"Straszny dwór" pełen nonsensów!
Premiera najnowszej inscenizacji "Strasznego dworu" Stanisława Moniuszki, w reżyserii Andrzeja Żuławskiego, szybko podzieliła widzów - na tych bardzo oburzonych i tych nieco zachwyconych. Obojętnych na to, co działo się na scenie, tym razem nie było!
Sam dawno nie miałem okazji oglądania spektaklu, z zamysłem którego tak bardzo się nie zgadzam.
Lubię w operze nowoczesne podejście do tematu i nie jestem twardym zwolennikiem cepeliady, ale to, co proponuje Andrzej Żuławski, mi nie odpowiada. Początek przedstawienia wygląda nawet interesująco, rozpoczyna się od wyświetlonej na kurtynie, napisanej po rosyjsku informacji: "Spektakl dla cenzury".

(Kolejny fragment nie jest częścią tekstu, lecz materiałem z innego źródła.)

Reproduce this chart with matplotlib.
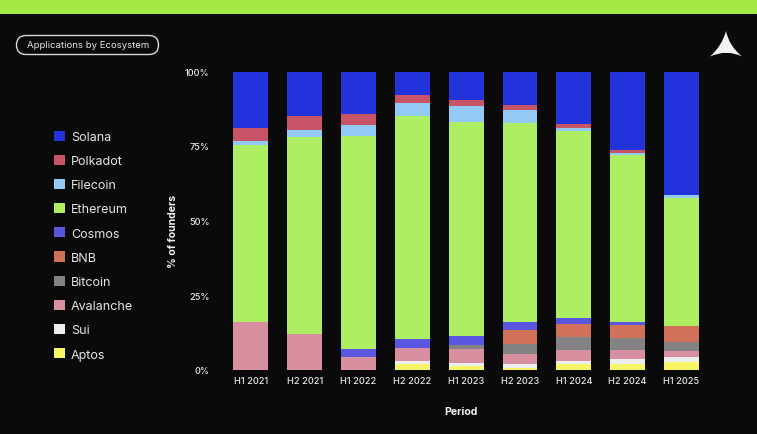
import matplotlib
matplotlib.use("Agg")
import matplotlib.pyplot as plt
import numpy as np
from matplotlib.patches import FancyBboxPatch, PathPatch, Patch, Rectangle
from matplotlib.path import Path

plt.rcParams['font.family'] = ['Inter', 'DejaVu Sans']

periods = ["H1 2021", "H2 2021", "H1 2022", "H2 2022", "H1 2023", "H2 2023", "H1 2024", "H2 2024", "H1 2025"]
yticks = [0, 25, 50, 75, 100]
ytick_labels = ["0%", "25%", "50%", "75%", "100%"]

aptos     = [0, 0, 0, 1.7, 1.2, 0.6, 1.7, 1.7, 2.4]
sui       = [0, 0, 0, 1.0, 1.0, 1.2, 1.3, 1.9, 1.8]
avalanche = [16.1, 12.0, 4.1, 4.5, 4.7, 3.4, 3.5, 2.9, 1.9]
bitcoin   = [0, 0, 0, 0, 1.4, 3.4, 4.5, 4.1, 3.2]
bnb       = [0, 0, 0, 0, 0, 4.8, 4.4, 4.2, 5.2]
cosmos    = [0, 0, 2.9, 2.9, 2.8, 2.6, 1.9, 1.3, 0.2]
ethereum  = [59.4, 66.0, 71.3, 75.1, 71.9, 66.8, 62.7, 56.0, 43.0]
filecoin  = [1.1, 2.5, 3.6, 4.3, 5.4, 4.4, 1.0, 0.6, 0.7]
polkadot  = [4.5, 4.5, 3.7, 2.5, 2.2, 1.7, 1.5, 1.1, 0.3]
solana    = [18.9, 15.0, 14.4, 8.0, 9.4, 11.1, 17.5, 26.2, 41.3]

stack = [
    ("Aptos", aptos, "#f6f667"),
    ("Sui", sui, "#eeeeee"),
    ("Avalanche", avalanche, "#d88fa0"),
    ("Bitcoin", bitcoin, "#838383"),
    ("BNB", bnb, "#d2715a"),
    ("Cosmos", cosmos, "#5a56e0"),
    ("Ethereum", ethereum, "#aeee62"),
    ("Filecoin", filecoin, "#93c9f5"),
    ("Polkadot", polkadot, "#c85468"),
    ("Solana", solana, "#2233dc"),
]

W, H = 757, 435
BG = "#0a0a0a"
fig = plt.figure(figsize=(W / 100, H / 100), dpi=100, facecolor=BG)

# pixel layout
ax_l, ax_r, ax_top, ax_bot = 220, 712, 72.5, 370.5
ax = fig.add_axes([ax_l / W, 1 - ax_bot / H, (ax_r - ax_l) / W, (ax_bot - ax_top) / H], facecolor=BG)
x0, dx = 250.8, 53.84
ax.set_xlim((ax_l - x0) / dx, (ax_r - x0) / dx)
ax.set_ylim(0, 100)

x = np.arange(len(periods))
bottom = np.zeros(len(periods))
for name, vals, col in stack:
    vals = np.array(vals, float)
    ax.bar(x, vals, width=0.65, bottom=bottom, color=col, linewidth=0)
    bottom += vals

ax.set_xticks(x)
ax.set_xticklabels(periods, fontsize=6.6, color="#e8e8e8", fontweight="medium")
ax.set_yticks(yticks)
ax.set_yticklabels(ytick_labels, fontsize=6.6, color="#e8e8e8", fontweight="medium")
ax.tick_params(axis="x", length=0, pad=4.5)
ax.tick_params(axis="y", length=0, pad=7.5)
for s in ax.spines.values():
    s.set_visible(False)


def fx(px):
    return px / W


def fy(py):
    return 1 - py / H


fig.text(fx(173), fy(231), "% of founders", rotation=90, color="#f0f0f0", fontsize=7.6, fontweight="bold", ha="center", va="center")
fig.text(fx(461), fy(412), "Period", color="#f0f0f0", fontsize=7.6, fontweight="bold", ha="center", va="center")

# top band
fig.add_artist(Rectangle((0, fy(15)), 1, 15 / H, transform=fig.transFigure, facecolor="#a3ea47", edgecolor="none"))

# title pill
overlay = fig.add_axes([0, 0, 1, 1], facecolor="none")
overlay.set_xlim(0, W)
overlay.set_ylim(H, 0)
overlay.axis("off")
overlay.add_patch(FancyBboxPatch((16.5, 36.5), 142, 19, boxstyle="round,pad=0,rounding_size=9.5",
                                 facecolor=BG, edgecolor="#d8d8d8", linewidth=1))
overlay.text(88.5, 46, "Applications by Ecosystem", color="#e8e8e8", fontsize=6.9, ha="center", va="center")

# logo
verts = [(726, 32), (729, 47), (742, 57.5), (727, 50), (710, 57.5), (722, 47), (726, 32)]
codes = [Path.MOVETO, Path.CURVE3, Path.CURVE3, Path.CURVE3, Path.CURVE3, Path.CURVE3, Path.CURVE3]
overlay.add_patch(PathPatch(Path(verts, codes), facecolor="#f2f2f2", edgecolor="none"))

# legend
handles = [Patch(facecolor=c, edgecolor="none", label=n) for n, _, c in stack[::-1]]
leg = fig.legend(handles=handles, loc="center left", bbox_to_anchor=(fx(54), fy(246.5)), frameon=False,
                 fontsize=9, labelcolor="#e6e6e6", handlelength=0.88, handleheight=0.88,
                 labelspacing=0.94, handletextpad=0.48, borderpad=0, borderaxespad=0)

fig.savefig("out.png", dpi=100, facecolor=BG)
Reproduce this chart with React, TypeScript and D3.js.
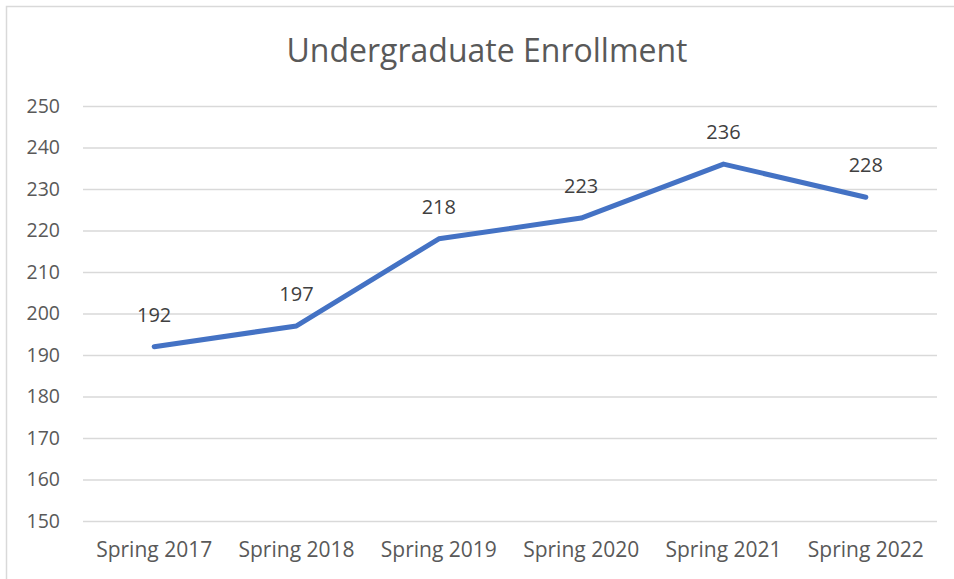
import React, { useEffect, useRef } from "react";
import * as d3 from "d3";

const categories = [
  "Spring 2017",
  "Spring 2018",
  "Spring 2019",
  "Spring 2020",
  "Spring 2021",
  "Spring 2022",
];
const enrollment = [192, 197, 218, 223, 236, 228];
const yTicks = [150, 160, 170, 180, 190, 200, 210, 220, 230, 240, 250];

const width = 954;
const height = 579;
const font = "'Open Sans', 'Noto Sans', sans-serif";

const App: React.FC = () => {
  const svgRef = useRef<SVGSVGElement>(null);

  useEffect(() => {
    if (!svgRef.current) return;
    const svg = d3.select(svgRef.current);
    svg.selectAll("*").remove();

    const x = d3.scaleBand<string>().domain(categories).range([83, 937]);
    const y = d3.scaleLinear().domain([150, 250]).range([521, 106]);

    svg
      .append("rect")
      .attr("x", 6.5)
      .attr("y", 6.5)
      .attr("width", width + 20)
      .attr("height", height + 20)
      .attr("fill", "white")
      .attr("stroke", "#d9d9d9")
      .attr("stroke-width", 1.5);

    svg
      .append("text")
      .attr("x", 487)
      .attr("y", 62)
      .attr("text-anchor", "middle")
      .attr("font-family", font)
      .attr("font-size", 32)
      .attr("fill", "#595959")
      .text("Undergraduate Enrollment");

    // gridlines + y labels
    const yAxis = d3
      .axisLeft(y)
      .tickValues(yTicks)
      .tickSize(-(937 - 83))
      .tickPadding(23);
    const gy = svg.append("g").attr("transform", "translate(83,0)").call(yAxis);
    gy.select(".domain").remove();
    gy.selectAll(".tick line").attr("stroke", "#d9d9d9").attr("stroke-width", 1.3);
    gy.selectAll(".tick text")
      .attr("font-family", font)
      .attr("font-size", 19.5)
      .attr("fill", "#595959");

    const xAxis = d3.axisBottom(x).tickSize(0).tickPadding(21);
    const gx = svg.append("g").attr("transform", "translate(0,521)").call(xAxis);
    gx.select(".domain").remove();
    gx.selectAll(".tick text")
      .attr("font-family", font)
      .attr("font-size", 21)
      .attr("fill", "#595959");

    const cx = (c: string) => (x(c) ?? 0) + x.bandwidth() / 2;

    const line = d3
      .line<number>()
      .x((_, i) => cx(categories[i]))
      .y((d) => y(d));

    svg
      .append("path")
      .datum(enrollment)
      .attr("fill", "none")
      .attr("stroke", "#4472c4")
      .attr("stroke-width", 5)
      .attr("stroke-linecap", "round")
      .attr("stroke-linejoin", "round")
      .attr("d", line);

    svg
      .append("g")
      .selectAll("text")
      .data(enrollment)
      .join("text")
      .attr("x", (_, i) => cx(categories[i]))
      .attr("y", (d) => y(d) - 25)
      .attr("text-anchor", "middle")
      .attr("font-family", font)
      .attr("font-size", 20)
      .attr("fill", "#404040")
      .text((d) => d);
  }, []);

  return (
    <svg
      ref={svgRef}
      width={width}
      height={height}
      style={{ position: "absolute", left: 0, top: 0 }}
    />
  );
};

export default App;
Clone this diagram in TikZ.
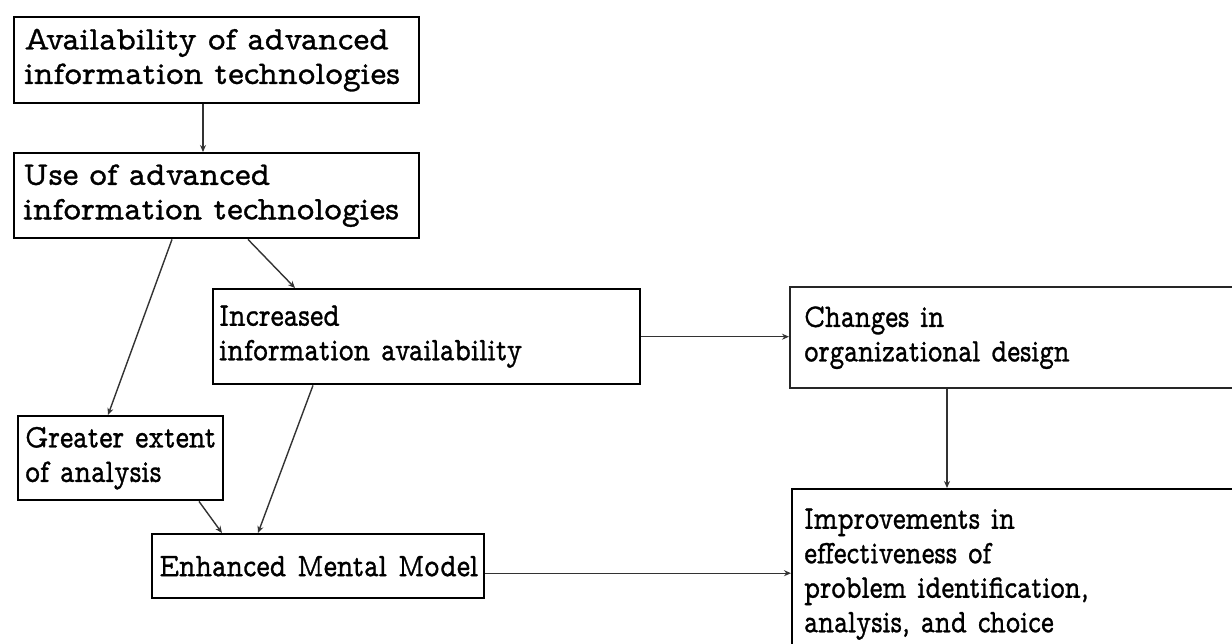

Jej przedstawiciele rozsiadają się z nonszalancją na proscenium. Kurtyna idzie w górę i jesteśmy świadkami, jak w surowej scenerii żegnają się żołnierze po upadku powstania styczniowego, w tle krzyże i rosyjscy żołdacy.
"Świetne wprowadzenie do akcji - pomyślałem. - Reżyser mysłowo oddał sytuację i atmosferę, w jakiej to dla pokrzepienia serc rodaków dzieło zostało skomponowane". I tak, na dobrą sprawę, jest to jedyna scena, z którą się w pełni z reżyserem zgadzam, bo później to już nonsens goni nonsens.
Stefan i Zbigniew nie wracają do modrzewiowego domku, ale do spalonej rudery. Miecznik w Kalinowie zamiast dworu ma też takie trudne do określenia - coś. Zbigniew w ramach popowstaniowej rekonwalescencji jeździ na inwalidzkim wózku - po chwili cudownie wyzdrowieje. Cześnikowa okazuje się osobą lekko nadużywającą alkoholu, więc popija często z flaszki stojącej na stoliku cenzorów, dając tym dowód nie lada odwagi. Miecznik jest chory, co trochę jego ręka wędruje w okolice serca. Scenę lania wosku związano z pląsem rodem z paryskiego kabaretu. A należy jeszcze dodać orszak pań Matek-Polek z niemowlęcymi wózkami (też plastikowymi) odzianych w twarzowe peniuary, tańczących wdzięcznie z lalkami. I tutaj należy wyjaśnić, że z przezroczystego plastiku są szable, strzelby i wszystkie inne rekwizyty, a Stefan i Zbigniew zamiast szablami wymachują plastikowymi rewolwerami. Jedynie Rosjanie mają normalne strzelby i szable.
Jednym słowem pomieszanie z poplątaniem, skutecznie eliminujące ze starego poczciwego "Strasznego dworu" właściwy klimat i treść. Wszystko wskazuje na to, że pytanie: Kto wreszcie zrealizuje "Straszny dwór" godny Sceny Narodowej - pozostaje nadal otwarte!